Parrish: I Doubt Loyola-Chicago's Run Opens Bids For Mid-Majors

If the Ramblers didn't win the MVC Tournament, they likely wouldn't have gone dancing

The DA Show
March 26, 2018 - 12:15 pm

USA Today Images


Loyola Chicago is 32-5, has won 21 of its last 22 games, and is in the Final Four for the first time since 1963. But the truth is this: If the Ramblers didn’t win the Missouri Valley Conference Tournament, they wouldn't have received an at-large bid from the selection committee.

Might the Ramblers’ run to San Antonio open committee members’ eyes and give mid-majors more at-large bids going forward?

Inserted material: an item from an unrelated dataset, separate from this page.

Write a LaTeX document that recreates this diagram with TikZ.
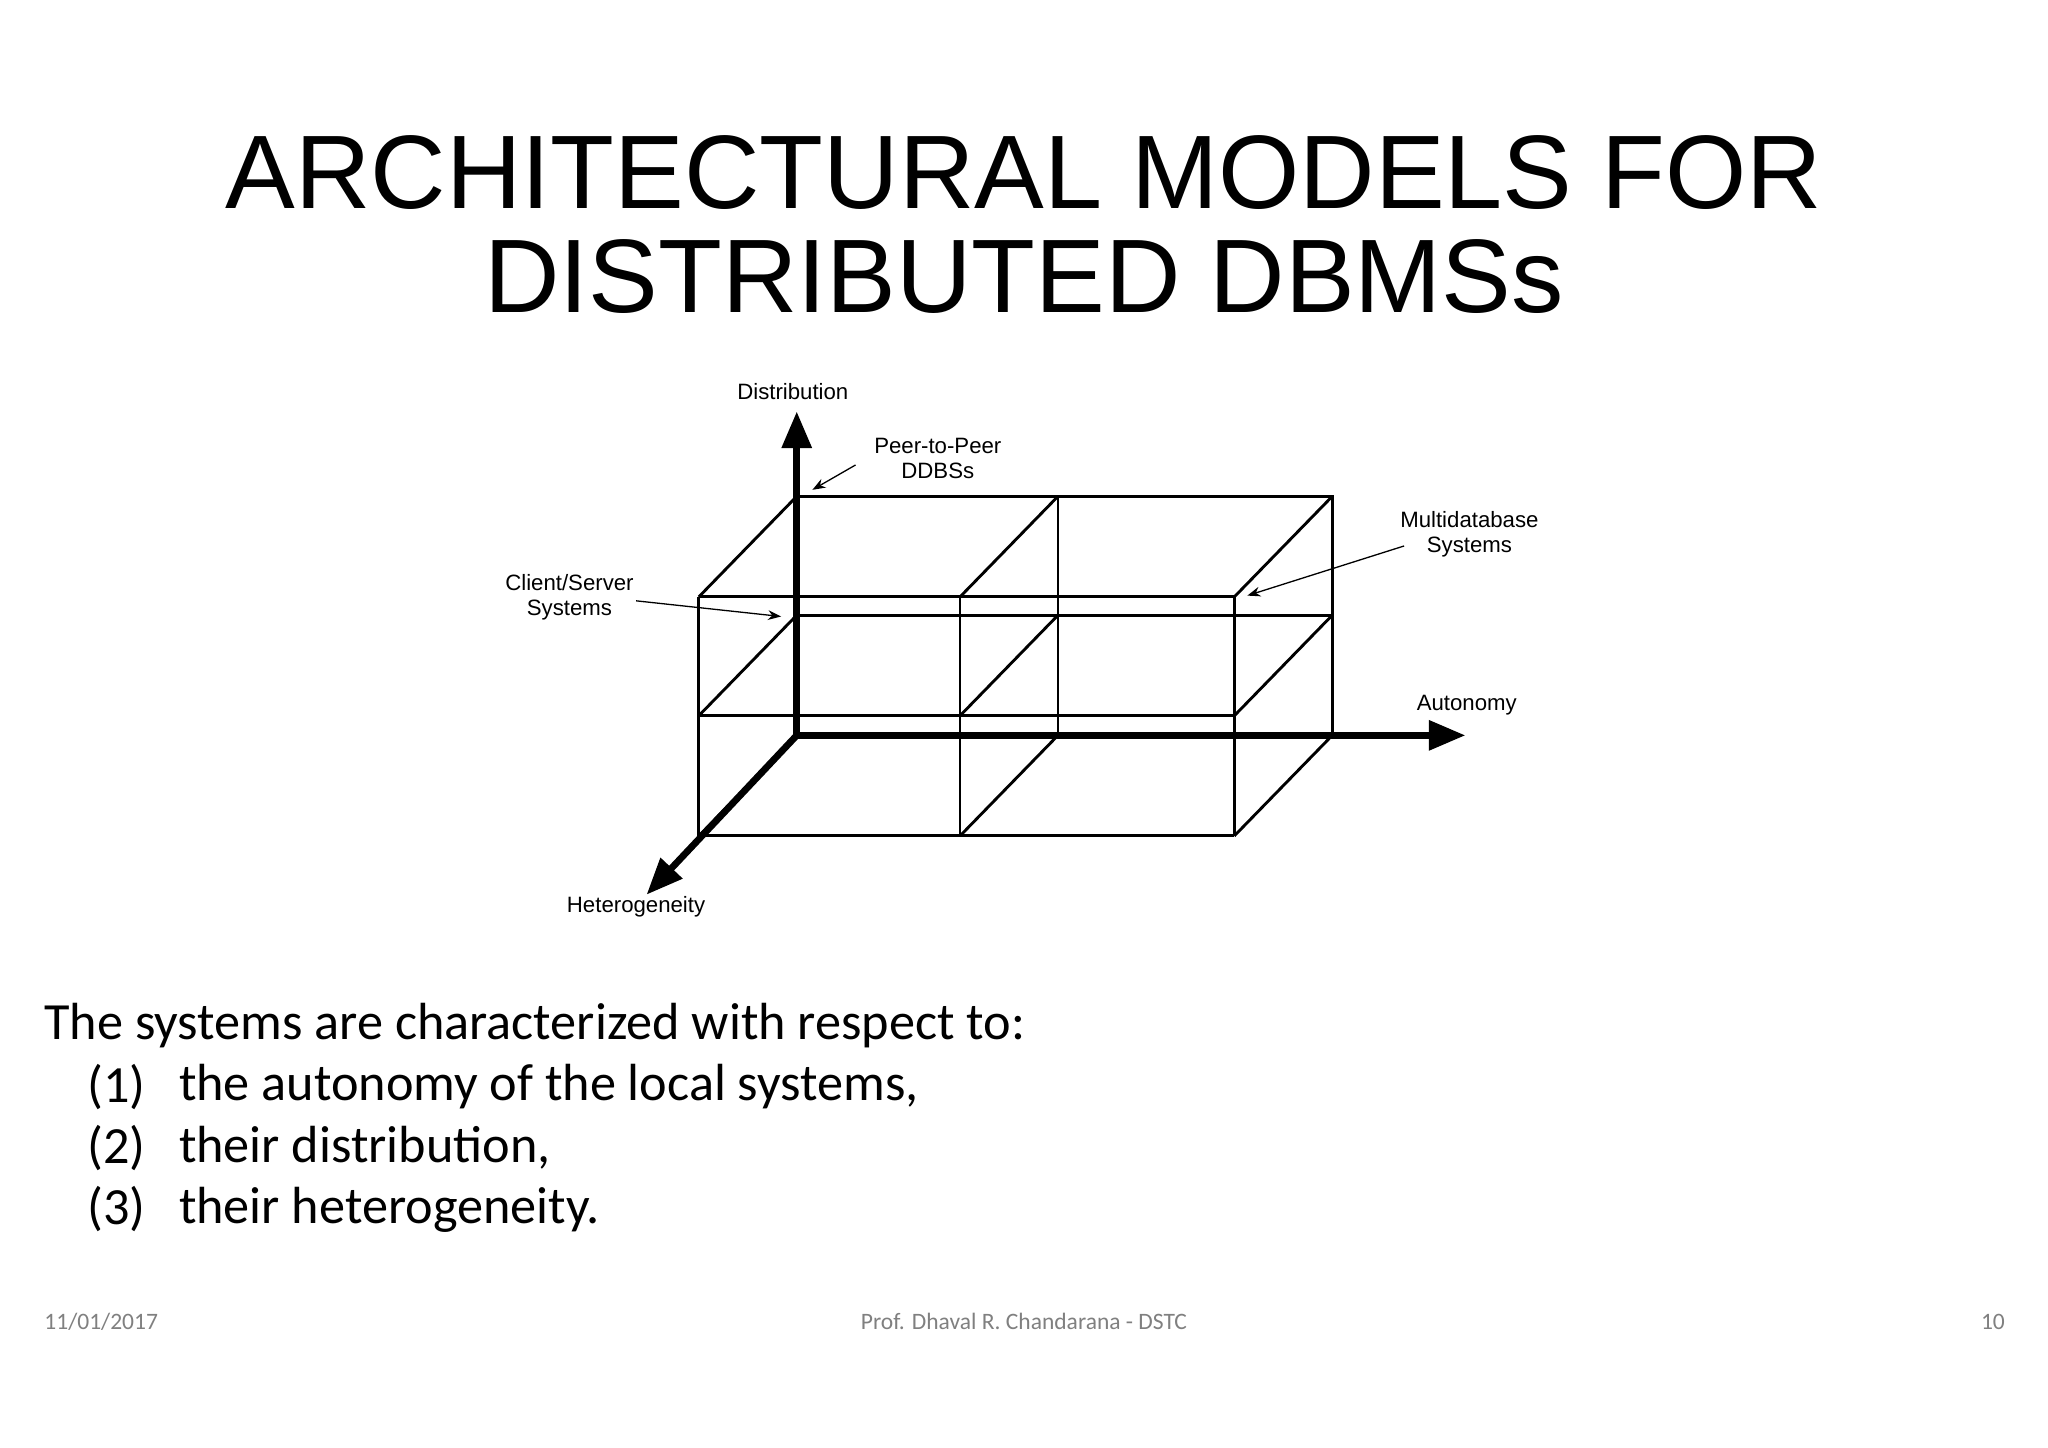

“I hope so, but I doubt it,” CBS Sports college basketball insider Gary Parrish said on The DA Show. “The reason is because they have very stated guidelines that they follow. They look at numbers. They rely on Quadrant I wins (and) quality wins more than they rely on anything else. If you play in a league like the current version of the MVC, you’re just not going to have opportunities to get those.”

That power conferences have an advantage over mid-majors is no secret. Power-conference teams rarely schedule mid-majors – especially not for a true home-and-home series – and teams like Loyola are often required to win their conference tournament. Otherwise, the NIT is typically the best they can hope for.

“To the extent that there’s a gap, it’s widening more than it is closing,” Parrish said. “There is a lot of data that suggest the so-called mid-majors aren’t getting a fair shake on Selection Sunday when it comes to at-large bids. Some of that is because some of the teams that used to be mid-majors aren’t anymore. Once upon a time, Butler was a mid-major. Now it’s a Big East school. Once upon a time, Wichita State was a mid-major. Now it’s an American Athletic Conference school, a top seven league in the country. So some of the shift is rooted in the schools that are traditional powers at that level are no longer at that level. 

“But I do wish that the committee would recognize excellence,” Parrish continued. “Loyola Chicago is a surprise Final Four team, but they’re a top-30 team in the country and have been for much of the season. They’ve only lost once since Jan. 3, and that was a two-point loss on the road, so they’ve been good for a while.”

Loyola also won at then-No. 5 Florida, 65-59, in December.

“You don’t do that unless you’re good,” Parrish said. “So while it is surprising that they’re here as an 11-seed, clearly their seed doesn’t correlate with the quality of their basketball team.”

Loyola will face No. 3 Michigan (32-7) in the Final Four this Saturday at 6:09 p.m. ET. If victorious, the Ramblers will play the winner of No. 1 Villanova (34-4) versus No. 1 Kansas (31-7) on Monday, April 2, for the national championship.